Four Brothers
In this tale of four foster brothers out to nail the ba ds who shot down their activist mother, director John Singleton tries to blend the social drama that made his name in 1991’s Boyz N the Hood and the junk instincts that made him box-office gold with 2003’s 2 Fast 2 Furious. It’s a head-on collision. But you can’t deny the sparks.

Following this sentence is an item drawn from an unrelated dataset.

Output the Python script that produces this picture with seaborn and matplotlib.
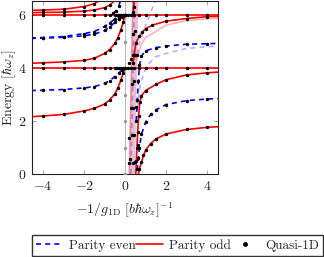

Mark Wahlberg is in his element as Bobby Mercer, the hard-case older brother who returns to Detroit ready to kick ass. That takes whipping his siblings into shape. He rides Angel (Tyrese Gibson) by questioning the loyalty of his girlfriend Sofi (Sofia Vergara): “She’s got hard dick in her right now,” he sasses. Baby brother Jack, played by Garrett Hedlund in the kind of heartthrob role that lit a fire under Brad Pitt in Thelma and Louise, is a third-rate rock who becomes a target for Bobby’s homophobic humor. OutKast’s Andre Benjamin delivers the film’s most subtle and affecting performance as Jeremiah, the brother who stayed behind in Detroit, watched over mom, married, had kids — and just may be involved with the wrong people.
The wrongest is Victor Sweet (Chiwetel Ejiofor), the mob boss who precipitates the film’s brutal climax on a frozen lake. Working from a script by David Elliot and Paul Lovett, Singleton keeps the action percolating with rude laughs before tragedy strikes and sentiment cracks the film’s tough veneer. What holds us are the actors, including Terrence Howard as a cop who grew up with the brothers. Howard’s ferocity and feeling remind us of his let’s-talk-Oscar tour de force in Hustle and Flow, which Singleton produced — and which radiates an authenticity that Four Brothers loses along the way.